▸ **STATED EXERCISE**
Leaving out every picture, copy the lines of the data exactly, from the first through the line containing "const xTitle = 'Different stem designs';".

++++

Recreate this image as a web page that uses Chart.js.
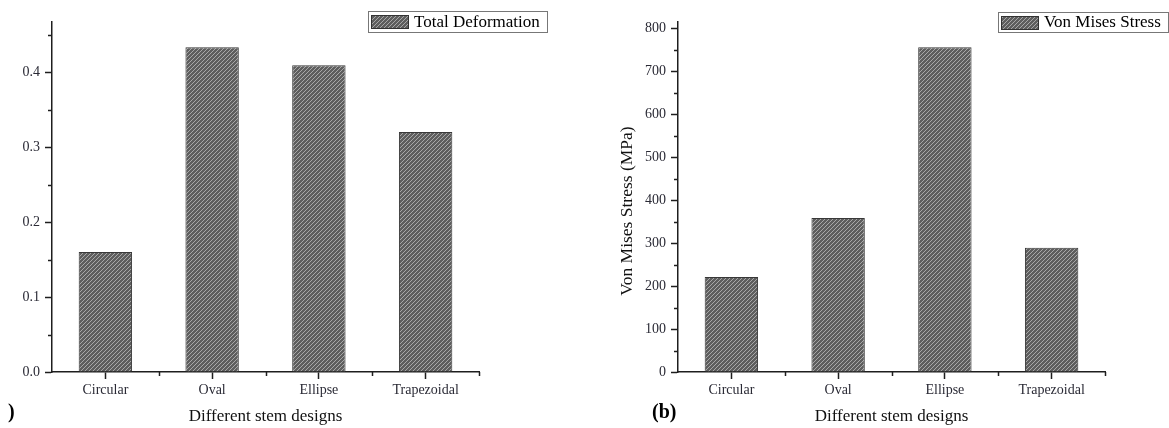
<!DOCTYPE html>
<html><head><meta charset="utf-8">
<script src="https://cdn.jsdelivr.net/npm/chart.js@4"></script>
<style>
html,body{margin:0;padding:0;background:#fff;width:1169px;height:428px;overflow:hidden}
.box{position:absolute;top:0;height:428px}
#wa{left:0;width:584px}
#wb{left:584px;width:585px}
</style></head><body>
<div class="box" id="wa"><canvas id="ca"></canvas></div>
<div class="box" id="wb"><canvas id="cb"></canvas></div>
<script>
const categories = ['Circular', 'Oval', 'Ellipse', 'Trapezoidal'];
const deformation = [0.16, 0.433, 0.409, 0.32];
const stress = [221, 358, 755, 289];
const deformTicks = [0, 0.1, 0.2, 0.3, 0.4];
const stressTicks = [0, 100, 200, 300, 400, 500, 600, 700, 800];
const deformMinor = [0.05, 0.15, 0.25, 0.35, 0.45];
const stressMinor = [50, 150, 250, 350, 450, 550, 650, 750];
const xTitle = 'Different stem designs';

const SERIF = '"Liberation Serif", "Times New Roman", serif';
const AXIS = '#1e1e1e';

function hatch() {
  const c = document.createElement('canvas');
  c.width = 4; c.height = 4;
  const g = c.getContext('2d');
  g.fillStyle = '#5e5e5e';
  g.fillRect(0, 0, 4, 4);
  g.strokeStyle = '#a8a8a8';
  g.lineWidth = 1;
  g.beginPath();
  g.moveTo(0, 4); g.lineTo(4, 0);
  g.moveTo(-1, 1); g.lineTo(1, -1);
  g.moveTo(3, 5); g.lineTo(5, 3);
  g.stroke();
  return g.createPattern(c, 'repeat');
}
const PAT = hatch();

function makeChart(id, cfg) {
  const deco = {
    id: 'deco',
    afterDraw(chart) {
      const ctx = chart.ctx, a = chart.chartArea;
      const ys = chart.scales.y;
      ctx.save();
      ctx.strokeStyle = AXIS;
      ctx.lineWidth = 1.5;
      // minor y ticks
      cfg.minor.forEach(v => {
        const y = Math.round(ys.getPixelForValue(v)) + 0.5;
        ctx.beginPath(); ctx.moveTo(a.left - 4, y); ctx.lineTo(a.left, y); ctx.stroke();
      });
      // boundary x ticks
      const w = (a.right - a.left) / categories.length;
      for (let k = 1; k <= categories.length; k++) {
        const x = Math.round(a.left + k * w) + 0.5;
        ctx.beginPath(); ctx.moveTo(x, a.bottom); ctx.lineTo(x, a.bottom + 4); ctx.stroke();
      }
      // legend
      const L = cfg.legend;
      ctx.lineWidth = 1;
      ctx.strokeStyle = '#777';
      ctx.strokeRect(L.x + 0.5, L.y + 0.5, L.w, L.h);
      ctx.fillStyle = PAT;
      ctx.fillRect(L.x + 3, L.y + 4, 38, 14);
      ctx.strokeStyle = '#333';
      ctx.strokeRect(L.x + 3.5, L.y + 4.5, 37, 13);
      ctx.fillStyle = '#000';
      ctx.font = '17px ' + SERIF;
      ctx.textBaseline = 'middle';
      ctx.textAlign = 'left';
      ctx.fillText(chart.data.datasets[0].label, L.x + 46, L.y + L.h / 2 + 1);
      // y title
      if (cfg.yTitle) {
        ctx.save();
        ctx.translate(cfg.yTitle.x, cfg.yTitle.y);
        ctx.rotate(-Math.PI / 2);
        ctx.textAlign = 'center';
        ctx.textBaseline = 'middle';
        ctx.fillStyle = '#111';
        ctx.font = '17.5px ' + SERIF;
        ctx.fillText(cfg.yTitle.text, 0, 0);
        ctx.restore();
      }
      // panel label
      if (cfg.panel) {
        ctx.fillStyle = '#000';
        ctx.font = 'bold 20px ' + SERIF;
        ctx.textAlign = cfg.panel.align;
        ctx.textBaseline = 'middle';
        ctx.fillText(cfg.panel.text, cfg.panel.x, cfg.panel.y);
      }
      ctx.restore();
    }
  };
  return new Chart(document.getElementById(id), {
    type: 'bar',
    data: {
      labels: categories,
      datasets: [{
        label: cfg.label,
        data: cfg.values,
        backgroundColor: PAT,
        borderColor: '#383838',
        borderWidth: 1,
        barPercentage: 0.5,
        categoryPercentage: 1
      }]
    },
    options: {
      responsive: true,
      maintainAspectRatio: false,
      animation: false,
      devicePixelRatio: 1,
      layout: { padding: { top: 22, right: cfg.rightPad, left: 0, bottom: 0 } },
      plugins: { legend: { display: false }, tooltip: { enabled: false } },
      scales: {
        x: {
          type: 'category',
          offset: true,
          grid: { display: true, drawOnChartArea: false, offset: false, tickLength: 7, tickColor: AXIS, tickWidth: 1.5 },
          border: { display: true, color: AXIS, width: 1.5 },
          ticks: { font: { family: SERIF, size: 14 }, color: '#2a2a35', padding: 3, maxRotation: 0 },
          title: { display: true, text: xTitle, font: { family: SERIF, size: 17 }, color: '#111', padding: { top: 0, bottom: 1 } },
          afterFit: s => { s.height = 56; }
        },
        y: {
          min: 0,
          max: cfg.max,
          afterBuildTicks: s => { s.ticks = cfg.ticks.map(v => ({ value: v })); },
          grid: { display: true, drawOnChartArea: false, tickLength: 7, tickColor: AXIS, tickWidth: 1.5 },
          border: { display: true, color: AXIS, width: 1.5 },
          ticks: { font: { family: SERIF, size: 14 }, color: '#2a2a35', padding: 5, callback: cfg.fmt },
          afterFit: s => { s.width = cfg.yWidth; }
        }
      }
    },
    plugins: [deco]
  });
}

makeChart('ca', {
  label: 'Total Deformation',
  values: deformation,
  ticks: deformTicks,
  minor: deformMinor,
  max: 0.4667,
  fmt: v => Number(v).toFixed(1),
  yWidth: 52,
  rightPad: 105,
  legend: { x: 368, y: 11, w: 179, h: 21 },
  panel: { text: ')', x: 8, y: 413, align: 'left' }
});

makeChart('cb', {
  label: 'Von Mises Stress',
  values: stress,
  ticks: stressTicks,
  minor: stressMinor,
  max: 814,
  fmt: v => String(v),
  yWidth: 94,
  rightPad: 64,
  legend: { x: 414, y: 12, w: 170, h: 20 },
  yTitle: { text: 'Von Mises Stress (MPa)', x: 43, y: 211 },
  panel: { text: '(b)', x: 68, y: 413, align: 'left' }
});
</script>
</body></html>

++++

▸ **SOLUTION**
Recreate this image as a web page that uses Chart.js.
<!DOCTYPE html>
<html><head><meta charset="utf-8">
<script src="https://cdn.jsdelivr.net/npm/chart.js@4"></script>
<style>
html,body{margin:0;padding:0;background:#fff;width:1169px;height:428px;overflow:hidden}
.box{position:absolute;top:0;height:428px}
#wa{left:0;width:584px}
#wb{left:584px;width:585px}
</style></head><body>
<div class="box" id="wa"><canvas id="ca"></canvas></div>
<div class="box" id="wb"><canvas id="cb"></canvas></div>
<script>
const categories = ['Circular', 'Oval', 'Ellipse', 'Trapezoidal'];
const deformation = [0.16, 0.433, 0.409, 0.32];
const stress = [221, 358, 755, 289];
const deformTicks = [0, 0.1, 0.2, 0.3, 0.4];
const stressTicks = [0, 100, 200, 300, 400, 500, 600, 700, 800];
const deformMinor = [0.05, 0.15, 0.25, 0.35, 0.45];
const stressMinor = [50, 150, 250, 350, 450, 550, 650, 750];
const xTitle = 'Different stem designs';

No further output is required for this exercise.